McQuade suspects Trump’s pardons could “cause a chilling effect” on everyone from legislators and federal bureaucrats to journalists and private citizens. “If they are worried that Donald Trump’s rhetoric will unleash political violence against them and will then be pardoned,” she says, “I could see people engaging in self-censorship to avoid becoming a target of political violence.” That may have already happened. Romney told the journalist McKay Coppins that a Republican congressman confided in him that he chose not to vote for Trump’s second impeachment after the Capitol riot for fear of his family’s safety.

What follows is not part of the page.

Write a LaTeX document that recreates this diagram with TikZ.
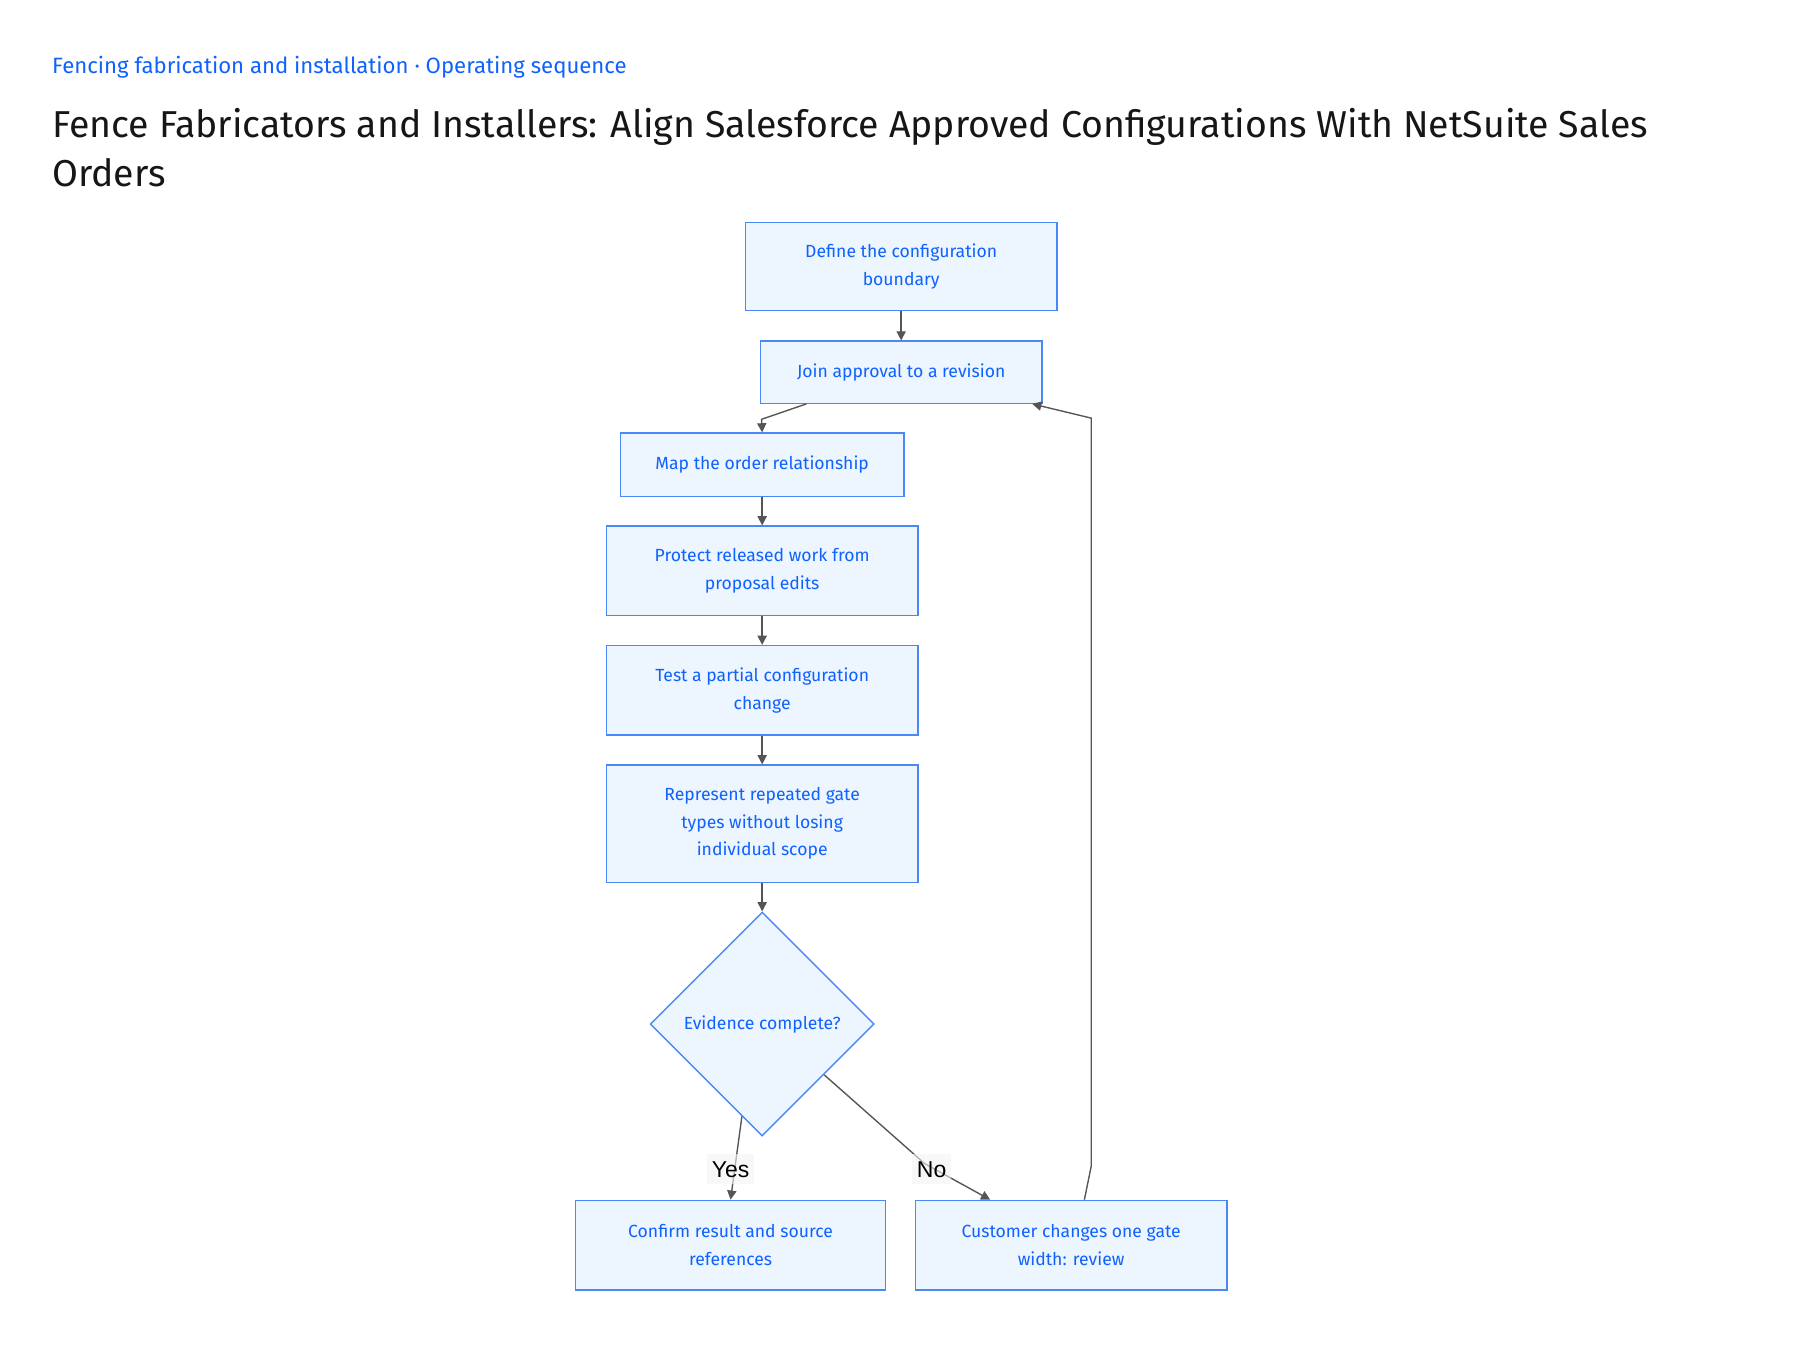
\documentclass[tikz,border=0pt]{standalone}
\usepackage{fontspec}
\setmainfont{Fira Sans}
\newfontfamily\labelfont{Liberation Sans}
\usetikzlibrary{shapes.geometric,arrows.meta,calc}
\definecolor{nodefill}{HTML}{EDF5FF}
\definecolor{nodeborder}{HTML}{4A88F5}
\definecolor{nodetext}{HTML}{0F62FE}
\definecolor{edgecol}{HTML}{555555}
\definecolor{titlecol}{HTML}{161616}
\definecolor{subcol}{HTML}{0F62FE}
\begin{document}
\begin{tikzpicture}[x=0.5pt,y=-0.5pt,
  stepbox/.style={draw=nodeborder,fill=nodefill,text=nodetext,line width=0.6pt,
    inner sep=0pt,align=center,font=\fontsize{7.65}{12}\selectfont},
  decision/.style={diamond,aspect=1,draw=nodeborder,fill=nodefill,text=nodetext,line width=0.6pt,
    inner sep=0pt,minimum width=97.5pt,minimum height=97.5pt,align=center,font=\fontsize{7.65}{12}\selectfont},
  flow/.style={draw=edgecol,line width=0.6pt,-{Triangle[length=4pt,width=4pt]}},
  lbl/.style={font=\labelfont\fontsize{10}{12}\selectfont,text=black,fill=gray!9,fill opacity=0.6,text opacity=1,
    inner xsep=2pt,inner ysep=0pt,minimum height=13pt}
]
\useasboundingbox[fill=white] (0,0) rectangle (1567,1175);
\node[anchor=base west,text=subcol,font=\fontsize{9.65}{12}\selectfont,inner sep=0pt] (sub) at (45,64) {Fencing fabrication and installation · Operating sequence};
\node[anchor=base west,text=titlecol,font=\fontsize{16.3}{21}\selectfont,inner sep=0pt] (title1) at (45,120) {Fence Fabricators and Installers: Align Salesforce Approved Configurations With NetSuite Sales};
\node[anchor=base west,text=titlecol,font=\fontsize{16.3}{21}\selectfont,inner sep=0pt] (title2) at (45,162) {Orders};

\node[stepbox,minimum width=135.5pt,minimum height=38.5pt] (define) at (784.5,232) {Define the configuration\\boundary};
\node[stepbox,minimum width=122.5pt,minimum height=27pt] (join) at (784.5,324) {Join approval to a revision};
\node[stepbox,minimum width=123.5pt,minimum height=27.5pt] (map) at (663.5,404.5) {Map the order relationship};
\node[stepbox,minimum width=135.5pt,minimum height=39pt] (protect) at (663.5,497) {Protect released work from\\proposal edits};
\node[stepbox,minimum width=135.5pt,minimum height=39pt] (test) at (663.5,601) {Test a partial configuration\\change};
\node[stepbox,minimum width=135.5pt,minimum height=51pt] (repr) at (663.5,717) {Represent repeated gate\\types without losing\\individual scope};
\node[decision] (dec) at (663.5,891.5) {Evidence complete?};
\node[stepbox,minimum width=135pt,minimum height=39pt] (confirm) at (636,1084) {Confirm result and source\\references};
\node[stepbox,minimum width=135.5pt,minimum height=39pt] (cust) at (932.5,1084) {Customer changes one gate\\width: review};

\draw[flow] (define) -- (join);
\draw[flow] ([xshift=-41.25pt]join.south) -- (663,365) -- (map.north);
\draw[flow] (map) -- (protect);
\draw[flow] (protect) -- (test);
\draw[flow] (test) -- (repr);
\draw[flow] (repr) -- (dec.north);
\draw[flow] ($(dec.south)!0.18!(dec.west)$) -- (confirm.north);
\draw[flow] ($(dec.east)!0.45!(dec.south)$) -- (805,1013) -- ([xshift=-35.25pt]cust.north);
\draw[flow] ([xshift=5.75pt]cust.north) -- (950,1015) -- (950,364) -- ([xshift=-4.5pt]join.south east);

\node[lbl] (yes) at (636,1018) {Yes};
\node[lbl] (no) at (811,1018) {No};
\end{tikzpicture}
\end{document}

The aftereffects may be most distressing to those directly impacted by the Jan. 6 assault. Former House Speaker Nancy Pelosi—who was rushed out of the House chamber after rioters breached the Capitol and whose husband was later battered with a hammer in a separate politically-motivated attack—called Trump’s order “shameful” and “an outrageous insult to our justice system.” The brother of Capitol Police officer Brian Sicknick, who died from a stroke the day after the attack, told ABC News the pardons were an affront. “The man doesn’t understand [the] pain or suffering of others. He can’t comprehend anyone else’s feelings,” Craig Sicknick said. “We now have no rule of law.”
For some of the President’s fiercest allies, though, Trump’s pardons reflect yet another triumph that stems from the power the American people have handed him. “I don’t give a damn what Democrats say about Trump’s Jan. 6 pardons and commutations,” says Mike Davis, who founded the conservative Article III Project. “We won, they lost. F**k you.”